> **Written exercise**: Reproduce only the lines from the one containing "Rebuild this chart" through the one containing "1.65, 1.66, 1.64, 1.60, 1.57, 1.53]", exactly as written and with both ends included.

____________

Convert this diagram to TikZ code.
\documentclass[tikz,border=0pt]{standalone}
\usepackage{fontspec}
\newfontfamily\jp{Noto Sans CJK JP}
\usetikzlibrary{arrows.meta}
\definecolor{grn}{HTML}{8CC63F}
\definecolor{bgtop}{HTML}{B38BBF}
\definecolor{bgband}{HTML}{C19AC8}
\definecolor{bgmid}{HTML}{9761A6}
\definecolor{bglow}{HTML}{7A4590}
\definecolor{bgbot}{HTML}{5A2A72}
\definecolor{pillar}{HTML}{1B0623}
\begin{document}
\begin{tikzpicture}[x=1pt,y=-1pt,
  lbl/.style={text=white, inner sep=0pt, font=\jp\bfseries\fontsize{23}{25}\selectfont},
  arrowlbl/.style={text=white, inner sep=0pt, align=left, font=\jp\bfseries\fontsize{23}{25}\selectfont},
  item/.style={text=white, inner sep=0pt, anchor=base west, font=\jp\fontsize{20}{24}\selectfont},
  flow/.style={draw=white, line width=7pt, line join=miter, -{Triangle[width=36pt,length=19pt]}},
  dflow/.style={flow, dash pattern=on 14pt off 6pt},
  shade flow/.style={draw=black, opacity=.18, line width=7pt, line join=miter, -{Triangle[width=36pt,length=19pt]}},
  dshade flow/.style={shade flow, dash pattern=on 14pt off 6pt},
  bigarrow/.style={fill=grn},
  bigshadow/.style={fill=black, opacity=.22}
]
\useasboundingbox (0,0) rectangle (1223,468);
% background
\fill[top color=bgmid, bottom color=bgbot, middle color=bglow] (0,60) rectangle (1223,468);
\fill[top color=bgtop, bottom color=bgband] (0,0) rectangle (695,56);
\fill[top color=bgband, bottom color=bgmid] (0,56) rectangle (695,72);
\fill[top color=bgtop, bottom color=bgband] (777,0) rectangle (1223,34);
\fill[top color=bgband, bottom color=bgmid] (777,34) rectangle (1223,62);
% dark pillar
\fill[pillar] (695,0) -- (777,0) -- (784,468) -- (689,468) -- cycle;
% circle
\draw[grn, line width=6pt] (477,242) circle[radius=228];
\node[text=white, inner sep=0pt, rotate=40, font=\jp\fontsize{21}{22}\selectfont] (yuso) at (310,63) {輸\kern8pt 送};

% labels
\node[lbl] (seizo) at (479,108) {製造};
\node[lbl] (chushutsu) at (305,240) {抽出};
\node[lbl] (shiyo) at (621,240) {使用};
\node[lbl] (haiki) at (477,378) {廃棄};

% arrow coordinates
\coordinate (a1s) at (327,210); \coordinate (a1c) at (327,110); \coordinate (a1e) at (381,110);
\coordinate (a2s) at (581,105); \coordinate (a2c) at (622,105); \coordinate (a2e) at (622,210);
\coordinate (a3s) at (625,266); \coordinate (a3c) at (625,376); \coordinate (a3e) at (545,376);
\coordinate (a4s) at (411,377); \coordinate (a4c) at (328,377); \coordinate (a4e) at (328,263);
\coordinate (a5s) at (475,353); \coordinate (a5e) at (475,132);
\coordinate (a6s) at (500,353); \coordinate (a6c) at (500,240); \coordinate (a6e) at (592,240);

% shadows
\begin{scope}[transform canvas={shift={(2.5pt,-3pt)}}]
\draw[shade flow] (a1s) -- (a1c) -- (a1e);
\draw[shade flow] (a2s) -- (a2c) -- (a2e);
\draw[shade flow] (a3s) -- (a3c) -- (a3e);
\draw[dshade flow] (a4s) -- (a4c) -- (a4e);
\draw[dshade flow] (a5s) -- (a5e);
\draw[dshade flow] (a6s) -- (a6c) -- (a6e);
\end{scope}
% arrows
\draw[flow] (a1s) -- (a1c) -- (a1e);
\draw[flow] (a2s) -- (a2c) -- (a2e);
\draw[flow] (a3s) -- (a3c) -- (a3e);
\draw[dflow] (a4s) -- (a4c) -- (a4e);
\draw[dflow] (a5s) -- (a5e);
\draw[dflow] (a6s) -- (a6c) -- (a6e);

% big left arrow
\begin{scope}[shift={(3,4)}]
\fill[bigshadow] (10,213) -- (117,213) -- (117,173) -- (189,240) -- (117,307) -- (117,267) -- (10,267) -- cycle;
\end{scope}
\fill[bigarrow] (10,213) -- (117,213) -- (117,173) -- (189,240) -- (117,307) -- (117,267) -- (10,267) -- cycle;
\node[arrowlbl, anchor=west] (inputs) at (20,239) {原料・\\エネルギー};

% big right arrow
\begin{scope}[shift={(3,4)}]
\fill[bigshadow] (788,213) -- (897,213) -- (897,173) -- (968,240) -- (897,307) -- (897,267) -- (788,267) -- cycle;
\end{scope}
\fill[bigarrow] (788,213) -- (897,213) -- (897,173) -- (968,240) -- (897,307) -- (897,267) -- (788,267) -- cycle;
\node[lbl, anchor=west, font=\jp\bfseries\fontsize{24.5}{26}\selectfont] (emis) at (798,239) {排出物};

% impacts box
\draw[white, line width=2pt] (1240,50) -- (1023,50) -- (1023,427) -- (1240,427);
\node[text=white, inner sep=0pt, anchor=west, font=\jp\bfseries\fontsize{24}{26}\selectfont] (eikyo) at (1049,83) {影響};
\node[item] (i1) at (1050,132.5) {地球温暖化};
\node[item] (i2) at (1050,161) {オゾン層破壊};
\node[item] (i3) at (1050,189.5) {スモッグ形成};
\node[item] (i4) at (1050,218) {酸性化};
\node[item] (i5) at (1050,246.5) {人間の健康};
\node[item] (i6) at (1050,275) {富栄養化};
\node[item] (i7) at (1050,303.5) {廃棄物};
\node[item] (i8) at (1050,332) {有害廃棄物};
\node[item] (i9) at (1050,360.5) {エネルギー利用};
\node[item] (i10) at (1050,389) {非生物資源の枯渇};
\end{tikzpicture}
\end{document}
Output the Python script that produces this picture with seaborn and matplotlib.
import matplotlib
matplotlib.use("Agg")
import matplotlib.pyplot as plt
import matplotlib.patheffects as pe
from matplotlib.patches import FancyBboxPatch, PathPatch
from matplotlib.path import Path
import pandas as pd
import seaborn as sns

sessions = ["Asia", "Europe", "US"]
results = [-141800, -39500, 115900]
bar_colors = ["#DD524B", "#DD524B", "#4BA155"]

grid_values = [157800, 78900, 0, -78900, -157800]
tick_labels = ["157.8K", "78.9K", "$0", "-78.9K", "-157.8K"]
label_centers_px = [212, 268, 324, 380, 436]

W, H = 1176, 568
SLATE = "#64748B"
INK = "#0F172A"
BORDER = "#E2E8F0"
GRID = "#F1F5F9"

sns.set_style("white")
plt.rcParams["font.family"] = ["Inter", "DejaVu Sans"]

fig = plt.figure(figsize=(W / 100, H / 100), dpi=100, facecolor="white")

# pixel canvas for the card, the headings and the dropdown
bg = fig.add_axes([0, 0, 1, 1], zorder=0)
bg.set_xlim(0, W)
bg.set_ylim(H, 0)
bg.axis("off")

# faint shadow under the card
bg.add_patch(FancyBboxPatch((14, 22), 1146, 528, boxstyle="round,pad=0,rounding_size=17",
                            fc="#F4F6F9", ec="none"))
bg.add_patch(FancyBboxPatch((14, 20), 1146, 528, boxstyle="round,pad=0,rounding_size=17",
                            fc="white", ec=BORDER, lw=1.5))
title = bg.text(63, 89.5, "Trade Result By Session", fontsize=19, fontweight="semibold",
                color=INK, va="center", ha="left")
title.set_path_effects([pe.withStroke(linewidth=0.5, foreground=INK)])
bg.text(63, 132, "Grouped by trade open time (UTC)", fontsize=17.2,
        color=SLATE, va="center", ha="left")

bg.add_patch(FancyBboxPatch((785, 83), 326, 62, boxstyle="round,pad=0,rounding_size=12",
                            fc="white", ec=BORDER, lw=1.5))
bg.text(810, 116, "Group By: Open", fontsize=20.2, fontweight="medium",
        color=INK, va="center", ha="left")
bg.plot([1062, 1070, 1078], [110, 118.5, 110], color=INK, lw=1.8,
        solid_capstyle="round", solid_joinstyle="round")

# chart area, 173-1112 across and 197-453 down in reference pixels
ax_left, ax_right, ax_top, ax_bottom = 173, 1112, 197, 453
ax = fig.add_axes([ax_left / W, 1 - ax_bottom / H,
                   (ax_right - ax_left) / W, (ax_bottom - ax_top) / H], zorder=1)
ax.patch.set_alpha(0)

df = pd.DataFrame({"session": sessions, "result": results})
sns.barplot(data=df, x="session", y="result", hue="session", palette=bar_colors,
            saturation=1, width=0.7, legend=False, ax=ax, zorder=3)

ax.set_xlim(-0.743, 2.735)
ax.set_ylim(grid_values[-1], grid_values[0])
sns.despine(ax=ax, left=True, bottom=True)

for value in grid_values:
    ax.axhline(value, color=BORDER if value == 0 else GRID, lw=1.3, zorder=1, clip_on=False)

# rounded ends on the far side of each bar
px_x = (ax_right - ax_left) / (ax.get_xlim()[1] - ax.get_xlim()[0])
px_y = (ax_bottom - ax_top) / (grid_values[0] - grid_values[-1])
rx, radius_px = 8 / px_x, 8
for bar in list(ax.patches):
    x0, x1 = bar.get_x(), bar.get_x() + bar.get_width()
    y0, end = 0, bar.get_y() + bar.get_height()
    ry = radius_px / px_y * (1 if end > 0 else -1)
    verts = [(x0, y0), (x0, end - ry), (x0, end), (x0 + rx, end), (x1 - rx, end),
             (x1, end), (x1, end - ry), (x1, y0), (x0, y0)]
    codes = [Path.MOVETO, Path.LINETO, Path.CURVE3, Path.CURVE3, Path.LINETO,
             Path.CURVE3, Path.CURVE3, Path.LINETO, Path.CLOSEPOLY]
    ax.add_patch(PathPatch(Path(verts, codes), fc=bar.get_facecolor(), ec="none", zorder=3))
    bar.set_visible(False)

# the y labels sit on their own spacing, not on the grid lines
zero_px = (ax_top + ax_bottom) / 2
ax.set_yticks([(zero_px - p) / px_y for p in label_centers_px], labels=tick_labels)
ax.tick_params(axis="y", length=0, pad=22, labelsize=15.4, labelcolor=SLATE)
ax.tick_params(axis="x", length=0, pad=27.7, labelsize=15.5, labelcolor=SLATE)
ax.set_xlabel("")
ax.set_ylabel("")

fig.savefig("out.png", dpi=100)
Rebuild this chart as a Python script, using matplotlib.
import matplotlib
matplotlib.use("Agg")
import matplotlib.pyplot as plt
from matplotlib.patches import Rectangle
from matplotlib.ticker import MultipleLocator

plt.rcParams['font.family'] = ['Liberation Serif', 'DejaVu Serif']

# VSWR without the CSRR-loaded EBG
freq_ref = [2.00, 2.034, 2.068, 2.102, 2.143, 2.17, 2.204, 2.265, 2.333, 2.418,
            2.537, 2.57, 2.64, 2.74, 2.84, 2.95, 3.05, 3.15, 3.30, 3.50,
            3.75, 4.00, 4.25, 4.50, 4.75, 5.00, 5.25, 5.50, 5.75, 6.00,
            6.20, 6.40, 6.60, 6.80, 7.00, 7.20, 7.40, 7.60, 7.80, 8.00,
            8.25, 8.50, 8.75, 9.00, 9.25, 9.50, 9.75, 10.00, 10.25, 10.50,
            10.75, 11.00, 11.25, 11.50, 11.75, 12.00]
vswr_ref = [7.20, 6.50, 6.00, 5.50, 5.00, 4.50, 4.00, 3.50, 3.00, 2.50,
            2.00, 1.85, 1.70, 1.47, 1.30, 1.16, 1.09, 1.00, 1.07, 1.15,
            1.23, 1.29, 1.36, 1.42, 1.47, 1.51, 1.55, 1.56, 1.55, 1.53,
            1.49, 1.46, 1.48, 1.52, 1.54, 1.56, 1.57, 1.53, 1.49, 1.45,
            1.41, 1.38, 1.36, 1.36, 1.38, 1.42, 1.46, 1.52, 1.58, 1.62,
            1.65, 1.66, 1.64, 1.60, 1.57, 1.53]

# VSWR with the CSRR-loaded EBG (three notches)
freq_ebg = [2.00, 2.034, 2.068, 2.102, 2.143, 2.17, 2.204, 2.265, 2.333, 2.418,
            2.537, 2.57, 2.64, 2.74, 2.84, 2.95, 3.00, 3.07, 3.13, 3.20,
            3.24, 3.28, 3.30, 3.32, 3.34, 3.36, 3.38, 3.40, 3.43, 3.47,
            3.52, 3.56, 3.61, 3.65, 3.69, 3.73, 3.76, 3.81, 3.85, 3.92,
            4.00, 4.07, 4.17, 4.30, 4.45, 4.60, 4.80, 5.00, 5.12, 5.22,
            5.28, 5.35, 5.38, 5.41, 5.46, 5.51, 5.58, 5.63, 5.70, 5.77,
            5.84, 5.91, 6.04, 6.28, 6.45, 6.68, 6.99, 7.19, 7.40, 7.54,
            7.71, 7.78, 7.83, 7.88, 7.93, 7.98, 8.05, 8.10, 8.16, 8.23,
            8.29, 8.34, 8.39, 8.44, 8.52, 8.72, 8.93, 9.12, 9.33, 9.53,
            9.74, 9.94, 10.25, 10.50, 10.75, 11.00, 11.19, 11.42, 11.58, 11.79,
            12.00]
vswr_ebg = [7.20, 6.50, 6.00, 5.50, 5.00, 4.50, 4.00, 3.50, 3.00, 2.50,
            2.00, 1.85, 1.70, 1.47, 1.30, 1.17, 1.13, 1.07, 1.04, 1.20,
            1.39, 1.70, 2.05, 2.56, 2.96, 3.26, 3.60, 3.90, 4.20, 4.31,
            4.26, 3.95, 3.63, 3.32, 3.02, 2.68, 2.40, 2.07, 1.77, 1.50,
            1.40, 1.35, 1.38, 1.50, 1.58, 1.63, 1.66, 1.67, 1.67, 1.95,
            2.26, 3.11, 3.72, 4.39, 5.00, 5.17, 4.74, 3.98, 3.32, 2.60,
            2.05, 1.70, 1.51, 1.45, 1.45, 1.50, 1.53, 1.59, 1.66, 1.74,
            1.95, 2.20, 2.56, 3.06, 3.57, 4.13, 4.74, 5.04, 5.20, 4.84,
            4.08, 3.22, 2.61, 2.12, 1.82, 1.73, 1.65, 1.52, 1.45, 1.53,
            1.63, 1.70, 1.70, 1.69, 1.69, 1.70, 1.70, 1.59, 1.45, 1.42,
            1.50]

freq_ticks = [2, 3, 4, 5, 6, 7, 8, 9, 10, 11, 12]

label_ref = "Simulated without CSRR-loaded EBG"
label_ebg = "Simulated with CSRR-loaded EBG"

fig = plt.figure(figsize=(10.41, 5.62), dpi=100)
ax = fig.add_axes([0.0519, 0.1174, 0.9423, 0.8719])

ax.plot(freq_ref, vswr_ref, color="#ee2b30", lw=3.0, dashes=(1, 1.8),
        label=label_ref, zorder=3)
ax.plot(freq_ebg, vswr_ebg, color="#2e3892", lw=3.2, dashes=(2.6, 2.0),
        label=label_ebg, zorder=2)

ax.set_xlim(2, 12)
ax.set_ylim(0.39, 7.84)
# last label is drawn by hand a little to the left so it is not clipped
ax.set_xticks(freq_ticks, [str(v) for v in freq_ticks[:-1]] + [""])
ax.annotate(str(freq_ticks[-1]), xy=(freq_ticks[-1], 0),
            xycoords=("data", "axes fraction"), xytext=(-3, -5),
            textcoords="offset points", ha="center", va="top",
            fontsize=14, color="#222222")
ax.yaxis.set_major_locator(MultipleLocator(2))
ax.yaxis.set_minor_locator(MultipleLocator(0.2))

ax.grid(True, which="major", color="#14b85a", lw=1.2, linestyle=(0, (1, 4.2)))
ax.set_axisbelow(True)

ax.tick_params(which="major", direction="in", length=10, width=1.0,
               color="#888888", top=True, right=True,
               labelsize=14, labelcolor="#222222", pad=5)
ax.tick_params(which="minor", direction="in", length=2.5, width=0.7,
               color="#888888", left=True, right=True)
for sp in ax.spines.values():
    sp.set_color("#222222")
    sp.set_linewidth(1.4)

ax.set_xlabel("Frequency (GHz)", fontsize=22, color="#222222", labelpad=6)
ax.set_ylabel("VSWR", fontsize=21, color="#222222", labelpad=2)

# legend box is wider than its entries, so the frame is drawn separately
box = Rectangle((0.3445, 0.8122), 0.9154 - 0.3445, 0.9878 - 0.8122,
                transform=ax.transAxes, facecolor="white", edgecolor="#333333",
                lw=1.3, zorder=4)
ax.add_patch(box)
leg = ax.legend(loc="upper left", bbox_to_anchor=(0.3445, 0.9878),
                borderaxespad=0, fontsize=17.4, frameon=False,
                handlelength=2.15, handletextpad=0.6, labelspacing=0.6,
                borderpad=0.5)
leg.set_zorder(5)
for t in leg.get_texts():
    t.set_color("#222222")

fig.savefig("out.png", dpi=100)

____________

> **Answer to this task**:
Rebuild this chart as a Python script, using matplotlib.
import matplotlib
matplotlib.use("Agg")
import matplotlib.pyplot as plt
from matplotlib.patches import Rectangle
from matplotlib.ticker import MultipleLocator

plt.rcParams['font.family'] = ['Liberation Serif', 'DejaVu Serif']

# VSWR without the CSRR-loaded EBG
freq_ref = [2.00, 2.034, 2.068, 2.102, 2.143, 2.17, 2.204, 2.265, 2.333, 2.418,
            2.537, 2.57, 2.64, 2.74, 2.84, 2.95, 3.05, 3.15, 3.30, 3.50,
            3.75, 4.00, 4.25, 4.50, 4.75, 5.00, 5.25, 5.50, 5.75, 6.00,
            6.20, 6.40, 6.60, 6.80, 7.00, 7.20, 7.40, 7.60, 7.80, 8.00,
            8.25, 8.50, 8.75, 9.00, 9.25, 9.50, 9.75, 10.00, 10.25, 10.50,
            10.75, 11.00, 11.25, 11.50, 11.75, 12.00]
vswr_ref = [7.20, 6.50, 6.00, 5.50, 5.00, 4.50, 4.00, 3.50, 3.00, 2.50,
            2.00, 1.85, 1.70, 1.47, 1.30, 1.16, 1.09, 1.00, 1.07, 1.15,
            1.23, 1.29, 1.36, 1.42, 1.47, 1.51, 1.55, 1.56, 1.55, 1.53,
            1.49, 1.46, 1.48, 1.52, 1.54, 1.56, 1.57, 1.53, 1.49, 1.45,
            1.41, 1.38, 1.36, 1.36, 1.38, 1.42, 1.46, 1.52, 1.58, 1.62,
            1.65, 1.66, 1.64, 1.60, 1.57, 1.53]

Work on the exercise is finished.